As my evening class went on break tonight, I couldn't help but start to compile a mental list of all that needs doing. The chapters that need to be read, the films that need to be seen (yes, this is actually homework) the assignments to be written, and so on. I was very tempted to tell myself that this is all so very stressful, and that I am in a stressful place. I was tempted to tell myself that I am stressed, when in point of fact, I was not feeling "stressed out" as say so often. Yes, I have plenty to do, and it may feel stressful very soon, but at that moment, I wasn't feeling "stressed out", merely mindful that there is much to be done.
I have a close friend who seems always to be in a state of being "stressed out" as she puts it.
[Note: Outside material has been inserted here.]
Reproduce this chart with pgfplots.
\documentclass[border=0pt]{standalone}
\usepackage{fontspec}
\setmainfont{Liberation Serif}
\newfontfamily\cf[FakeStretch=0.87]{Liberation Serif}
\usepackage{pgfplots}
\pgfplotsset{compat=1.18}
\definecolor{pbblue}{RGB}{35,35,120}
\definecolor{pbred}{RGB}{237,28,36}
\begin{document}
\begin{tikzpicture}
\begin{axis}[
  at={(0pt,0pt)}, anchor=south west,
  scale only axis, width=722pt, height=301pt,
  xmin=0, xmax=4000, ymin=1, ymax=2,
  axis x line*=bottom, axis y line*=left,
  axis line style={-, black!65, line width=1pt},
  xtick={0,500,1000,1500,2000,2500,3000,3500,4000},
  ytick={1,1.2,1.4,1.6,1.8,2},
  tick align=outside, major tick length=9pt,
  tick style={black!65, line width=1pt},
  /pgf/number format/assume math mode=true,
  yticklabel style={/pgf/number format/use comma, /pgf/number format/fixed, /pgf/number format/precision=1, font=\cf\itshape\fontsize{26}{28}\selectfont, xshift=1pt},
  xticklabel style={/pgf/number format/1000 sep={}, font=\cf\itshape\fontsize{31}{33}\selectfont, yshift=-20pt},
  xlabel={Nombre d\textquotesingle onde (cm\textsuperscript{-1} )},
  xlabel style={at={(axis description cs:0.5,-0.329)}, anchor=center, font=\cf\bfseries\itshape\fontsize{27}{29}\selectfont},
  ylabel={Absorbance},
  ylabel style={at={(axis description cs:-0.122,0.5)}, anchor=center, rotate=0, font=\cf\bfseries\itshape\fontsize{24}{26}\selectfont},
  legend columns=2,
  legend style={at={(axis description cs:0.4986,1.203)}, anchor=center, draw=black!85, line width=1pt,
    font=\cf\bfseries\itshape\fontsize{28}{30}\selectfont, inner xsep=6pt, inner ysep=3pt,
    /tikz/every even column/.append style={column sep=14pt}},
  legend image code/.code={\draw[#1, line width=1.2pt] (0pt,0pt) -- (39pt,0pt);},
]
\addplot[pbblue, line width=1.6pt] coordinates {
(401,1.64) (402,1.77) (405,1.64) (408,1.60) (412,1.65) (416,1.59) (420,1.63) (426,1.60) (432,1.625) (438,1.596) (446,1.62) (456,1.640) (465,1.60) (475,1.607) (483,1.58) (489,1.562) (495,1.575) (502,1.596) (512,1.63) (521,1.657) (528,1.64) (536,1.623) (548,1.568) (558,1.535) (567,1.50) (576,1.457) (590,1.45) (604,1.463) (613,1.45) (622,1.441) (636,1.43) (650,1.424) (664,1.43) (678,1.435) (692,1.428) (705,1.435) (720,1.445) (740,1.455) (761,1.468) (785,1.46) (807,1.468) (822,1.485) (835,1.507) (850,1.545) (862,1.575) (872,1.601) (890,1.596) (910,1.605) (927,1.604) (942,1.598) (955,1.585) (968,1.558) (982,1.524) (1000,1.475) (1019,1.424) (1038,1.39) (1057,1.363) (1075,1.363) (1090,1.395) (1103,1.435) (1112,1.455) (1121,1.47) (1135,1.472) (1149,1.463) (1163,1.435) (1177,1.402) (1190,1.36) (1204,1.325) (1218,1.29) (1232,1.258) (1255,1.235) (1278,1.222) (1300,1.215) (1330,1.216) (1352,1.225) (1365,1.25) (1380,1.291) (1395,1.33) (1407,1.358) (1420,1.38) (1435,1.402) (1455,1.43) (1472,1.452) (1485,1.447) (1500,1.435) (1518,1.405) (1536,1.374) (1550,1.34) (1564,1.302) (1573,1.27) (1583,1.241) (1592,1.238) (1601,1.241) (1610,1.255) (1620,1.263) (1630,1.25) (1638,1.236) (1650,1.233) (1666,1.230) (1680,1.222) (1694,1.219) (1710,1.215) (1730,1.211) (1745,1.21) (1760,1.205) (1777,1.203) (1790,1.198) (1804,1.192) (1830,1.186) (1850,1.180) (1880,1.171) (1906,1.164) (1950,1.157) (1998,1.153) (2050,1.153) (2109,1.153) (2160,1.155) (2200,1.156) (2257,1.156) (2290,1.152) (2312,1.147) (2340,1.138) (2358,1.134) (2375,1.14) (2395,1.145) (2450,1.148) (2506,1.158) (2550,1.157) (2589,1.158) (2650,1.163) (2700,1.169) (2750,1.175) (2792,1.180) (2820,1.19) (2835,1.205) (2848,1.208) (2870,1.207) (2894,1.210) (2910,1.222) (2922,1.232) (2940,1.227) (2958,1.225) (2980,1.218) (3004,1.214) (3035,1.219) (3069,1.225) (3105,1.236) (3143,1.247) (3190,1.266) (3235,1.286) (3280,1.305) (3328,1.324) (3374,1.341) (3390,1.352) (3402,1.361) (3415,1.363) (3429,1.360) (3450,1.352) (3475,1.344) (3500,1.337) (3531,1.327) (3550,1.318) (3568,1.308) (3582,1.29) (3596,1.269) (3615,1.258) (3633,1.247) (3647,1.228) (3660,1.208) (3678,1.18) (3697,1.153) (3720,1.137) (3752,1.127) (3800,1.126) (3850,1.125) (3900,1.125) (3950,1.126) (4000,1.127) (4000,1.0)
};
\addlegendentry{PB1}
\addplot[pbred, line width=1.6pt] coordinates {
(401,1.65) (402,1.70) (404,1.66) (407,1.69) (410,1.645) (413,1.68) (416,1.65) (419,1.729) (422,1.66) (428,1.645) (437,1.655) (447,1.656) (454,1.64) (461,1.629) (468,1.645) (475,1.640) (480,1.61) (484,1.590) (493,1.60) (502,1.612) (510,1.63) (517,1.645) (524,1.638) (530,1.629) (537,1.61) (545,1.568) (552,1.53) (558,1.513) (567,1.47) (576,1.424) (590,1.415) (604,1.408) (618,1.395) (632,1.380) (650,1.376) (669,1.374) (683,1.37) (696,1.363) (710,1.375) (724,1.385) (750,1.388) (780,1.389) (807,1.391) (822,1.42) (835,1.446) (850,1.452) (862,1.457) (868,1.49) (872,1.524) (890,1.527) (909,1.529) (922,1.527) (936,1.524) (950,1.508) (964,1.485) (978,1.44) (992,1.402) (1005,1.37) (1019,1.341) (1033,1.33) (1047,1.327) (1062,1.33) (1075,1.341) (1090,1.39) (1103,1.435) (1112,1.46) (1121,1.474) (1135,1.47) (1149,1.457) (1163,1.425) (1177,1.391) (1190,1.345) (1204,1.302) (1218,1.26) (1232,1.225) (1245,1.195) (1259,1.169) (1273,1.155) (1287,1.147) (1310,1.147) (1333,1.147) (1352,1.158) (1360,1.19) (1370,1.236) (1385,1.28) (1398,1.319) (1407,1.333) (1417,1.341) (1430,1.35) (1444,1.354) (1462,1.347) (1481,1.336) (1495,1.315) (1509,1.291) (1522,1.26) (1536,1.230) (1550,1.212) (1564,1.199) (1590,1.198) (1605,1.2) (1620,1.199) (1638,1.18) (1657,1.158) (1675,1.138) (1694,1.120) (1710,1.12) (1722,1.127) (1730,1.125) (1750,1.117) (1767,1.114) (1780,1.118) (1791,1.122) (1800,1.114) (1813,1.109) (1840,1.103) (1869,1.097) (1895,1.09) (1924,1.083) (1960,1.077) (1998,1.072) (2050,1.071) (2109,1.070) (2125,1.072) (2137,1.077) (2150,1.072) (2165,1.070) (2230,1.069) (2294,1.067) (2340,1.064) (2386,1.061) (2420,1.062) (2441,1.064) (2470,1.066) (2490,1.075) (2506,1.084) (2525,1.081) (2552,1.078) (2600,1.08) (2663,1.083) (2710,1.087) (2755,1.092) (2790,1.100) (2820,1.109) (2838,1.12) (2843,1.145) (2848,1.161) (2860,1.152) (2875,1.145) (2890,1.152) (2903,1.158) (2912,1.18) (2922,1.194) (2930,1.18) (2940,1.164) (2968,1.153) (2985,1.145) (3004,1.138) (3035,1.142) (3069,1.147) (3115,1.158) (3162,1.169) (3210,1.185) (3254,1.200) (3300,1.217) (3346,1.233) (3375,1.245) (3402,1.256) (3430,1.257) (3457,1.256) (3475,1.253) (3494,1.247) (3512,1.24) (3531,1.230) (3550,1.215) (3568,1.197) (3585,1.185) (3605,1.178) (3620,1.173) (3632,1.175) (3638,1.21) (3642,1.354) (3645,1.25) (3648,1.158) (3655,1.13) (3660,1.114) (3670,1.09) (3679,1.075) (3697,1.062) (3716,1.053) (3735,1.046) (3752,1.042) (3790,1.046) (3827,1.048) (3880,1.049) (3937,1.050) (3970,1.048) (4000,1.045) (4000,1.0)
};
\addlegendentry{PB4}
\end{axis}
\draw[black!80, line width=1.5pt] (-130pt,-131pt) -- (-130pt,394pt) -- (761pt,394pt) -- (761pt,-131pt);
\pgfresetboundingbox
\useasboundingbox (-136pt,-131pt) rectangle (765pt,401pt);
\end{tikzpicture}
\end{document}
There is a never ending barrage of things in her life that seem to attack her relentlessly. She does have a lot going on, and I recognize that she has every right to be stressed out from time to time. But I also can't help but sometimes feel that she chooses it. She will identify situations that shouldn't be categorized as stressful by anyone, as things that bear down on her. I think perhaps that she feels the weight of decisions with so much gravity, that there is little room in her economy for a bad decision, or even a less-than-ideal one.
Somehow tonight the thought of my to-do list, mixed in with the thought of my friend. I actively chose not to take on a perception of stress in my life.
This brought to mind a quote from Thoreau: "The mass of men lead lives of quiet desperation."
And I have to admit that in a sense, theologically, Thoreau is right. There is always so much to be done. There is always so much that we need. There is always so much that we cannot accomplish on our own, or for ourselves. We lead lives of quiet desperation, because our efforts--and we should make an effort--is only buoyed by the Grace of God. I mean that quite literally. We have a choice, where we can recognize that we need that Grace, that we live by that Grace, and that we are sustained by that Grace. Or we can not. Either way, we are living lives of quiet desperation, but I think we can make a distinction about how we look at it. We can focus on the desperation and simply live there, which results as Thoreau put it "What is called resignation is confirmed desperation." Or we can focus on the Grace that we are offered, and say "please" and "thank you".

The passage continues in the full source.